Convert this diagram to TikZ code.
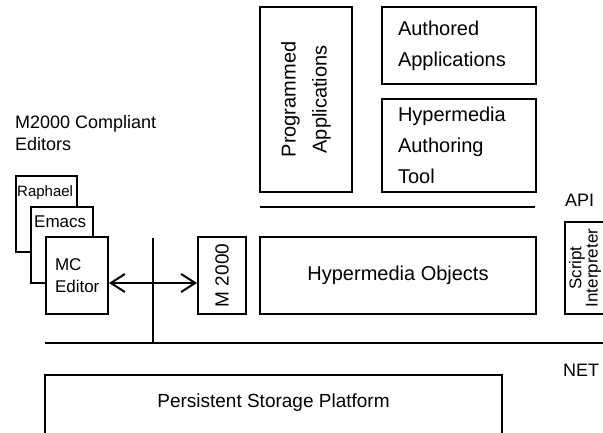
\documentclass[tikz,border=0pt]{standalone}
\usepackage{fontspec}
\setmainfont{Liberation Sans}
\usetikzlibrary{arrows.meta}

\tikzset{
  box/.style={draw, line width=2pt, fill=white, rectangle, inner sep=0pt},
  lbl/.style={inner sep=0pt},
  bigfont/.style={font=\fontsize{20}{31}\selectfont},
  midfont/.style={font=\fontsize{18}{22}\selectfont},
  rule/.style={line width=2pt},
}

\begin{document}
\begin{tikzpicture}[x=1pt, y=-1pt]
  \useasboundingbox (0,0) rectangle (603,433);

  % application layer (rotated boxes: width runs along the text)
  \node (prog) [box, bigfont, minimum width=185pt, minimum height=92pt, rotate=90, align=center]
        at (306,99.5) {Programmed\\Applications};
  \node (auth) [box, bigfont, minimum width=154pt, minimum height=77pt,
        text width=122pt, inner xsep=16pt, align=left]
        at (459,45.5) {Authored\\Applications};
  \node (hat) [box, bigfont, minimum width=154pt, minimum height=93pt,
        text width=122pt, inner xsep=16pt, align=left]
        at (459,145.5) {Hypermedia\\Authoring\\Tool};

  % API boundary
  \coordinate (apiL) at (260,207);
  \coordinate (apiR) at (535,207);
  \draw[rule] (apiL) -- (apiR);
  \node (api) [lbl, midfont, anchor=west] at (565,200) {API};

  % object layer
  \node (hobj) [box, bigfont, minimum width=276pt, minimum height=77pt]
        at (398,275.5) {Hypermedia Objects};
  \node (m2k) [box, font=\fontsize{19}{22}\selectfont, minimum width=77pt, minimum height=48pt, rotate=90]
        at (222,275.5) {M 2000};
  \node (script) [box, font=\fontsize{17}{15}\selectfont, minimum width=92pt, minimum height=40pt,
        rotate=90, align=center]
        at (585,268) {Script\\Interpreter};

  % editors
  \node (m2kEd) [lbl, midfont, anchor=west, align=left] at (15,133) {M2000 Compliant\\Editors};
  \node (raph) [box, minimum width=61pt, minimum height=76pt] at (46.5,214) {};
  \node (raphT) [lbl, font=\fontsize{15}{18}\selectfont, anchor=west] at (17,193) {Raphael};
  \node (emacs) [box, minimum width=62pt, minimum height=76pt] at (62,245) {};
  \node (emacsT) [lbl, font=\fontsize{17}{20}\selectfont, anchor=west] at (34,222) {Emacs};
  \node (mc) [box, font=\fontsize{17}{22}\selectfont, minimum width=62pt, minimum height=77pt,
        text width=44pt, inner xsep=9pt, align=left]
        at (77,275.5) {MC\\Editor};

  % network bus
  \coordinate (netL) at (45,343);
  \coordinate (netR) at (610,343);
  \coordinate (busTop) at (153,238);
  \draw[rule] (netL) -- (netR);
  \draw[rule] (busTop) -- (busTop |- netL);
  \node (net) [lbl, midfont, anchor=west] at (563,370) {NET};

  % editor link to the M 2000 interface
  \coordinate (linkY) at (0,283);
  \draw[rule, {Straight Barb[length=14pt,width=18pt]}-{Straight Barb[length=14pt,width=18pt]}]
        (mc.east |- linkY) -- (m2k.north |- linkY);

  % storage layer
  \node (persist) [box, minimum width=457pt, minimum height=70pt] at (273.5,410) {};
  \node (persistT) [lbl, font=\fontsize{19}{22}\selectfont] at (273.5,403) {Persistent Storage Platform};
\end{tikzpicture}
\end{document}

---------------

_CHALLENGE:_
Write out each line again precisely as it appears, skipping every picture.

_EXPECTED OUTPUT:_
Convert this diagram to TikZ code.
\documentclass[tikz,border=0pt]{standalone}
\usepackage{fontspec}
\setmainfont{Liberation Sans}
\usetikzlibrary{arrows.meta}

\tikzset{
  box/.style={draw, line width=2pt, fill=white, rectangle, inner sep=0pt},
  lbl/.style={inner sep=0pt},
  bigfont/.style={font=\fontsize{20}{31}\selectfont},
  midfont/.style={font=\fontsize{18}{22}\selectfont},
  rule/.style={line width=2pt},
}

\begin{document}
\begin{tikzpicture}[x=1pt, y=-1pt]
  \useasboundingbox (0,0) rectangle (603,433);

  % application layer (rotated boxes: width runs along the text)
  \node (prog) [box, bigfont, minimum width=185pt, minimum height=92pt, rotate=90, align=center]
        at (306,99.5) {Programmed\\Applications};
  \node (auth) [box, bigfont, minimum width=154pt, minimum height=77pt,
        text width=122pt, inner xsep=16pt, align=left]
        at (459,45.5) {Authored\\Applications};
  \node (hat) [box, bigfont, minimum width=154pt, minimum height=93pt,
        text width=122pt, inner xsep=16pt, align=left]
        at (459,145.5) {Hypermedia\\Authoring\\Tool};

  % API boundary
  \coordinate (apiL) at (260,207);
  \coordinate (apiR) at (535,207);
  \draw[rule] (apiL) -- (apiR);
  \node (api) [lbl, midfont, anchor=west] at (565,200) {API};

  % object layer
  \node (hobj) [box, bigfont, minimum width=276pt, minimum height=77pt]
        at (398,275.5) {Hypermedia Objects};
  \node (m2k) [box, font=\fontsize{19}{22}\selectfont, minimum width=77pt, minimum height=48pt, rotate=90]
        at (222,275.5) {M 2000};
  \node (script) [box, font=\fontsize{17}{15}\selectfont, minimum width=92pt, minimum height=40pt,
        rotate=90, align=center]
        at (585,268) {Script\\Interpreter};

  % editors
  \node (m2kEd) [lbl, midfont, anchor=west, align=left] at (15,133) {M2000 Compliant\\Editors};
  \node (raph) [box, minimum width=61pt, minimum height=76pt] at (46.5,214) {};
  \node (raphT) [lbl, font=\fontsize{15}{18}\selectfont, anchor=west] at (17,193) {Raphael};
  \node (emacs) [box, minimum width=62pt, minimum height=76pt] at (62,245) {};
  \node (emacsT) [lbl, font=\fontsize{17}{20}\selectfont, anchor=west] at (34,222) {Emacs};
  \node (mc) [box, font=\fontsize{17}{22}\selectfont, minimum width=62pt, minimum height=77pt,
        text width=44pt, inner xsep=9pt, align=left]
        at (77,275.5) {MC\\Editor};

  % network bus
  \coordinate (netL) at (45,343);
  \coordinate (netR) at (610,343);
  \coordinate (busTop) at (153,238);
  \draw[rule] (netL) -- (netR);
  \draw[rule] (busTop) -- (busTop |- netL);
  \node (net) [lbl, midfont, anchor=west] at (563,370) {NET};

  % editor link to the M 2000 interface
  \coordinate (linkY) at (0,283);
  \draw[rule, {Straight Barb[length=14pt,width=18pt]}-{Straight Barb[length=14pt,width=18pt]}]
        (mc.east |- linkY) -- (m2k.north |- linkY);

  % storage layer
  \node (persist) [box, minimum width=457pt, minimum height=70pt] at (273.5,410) {};
  \node (persistT) [lbl, font=\fontsize{19}{22}\selectfont] at (273.5,403) {Persistent Storage Platform};
\end{tikzpicture}
\end{document}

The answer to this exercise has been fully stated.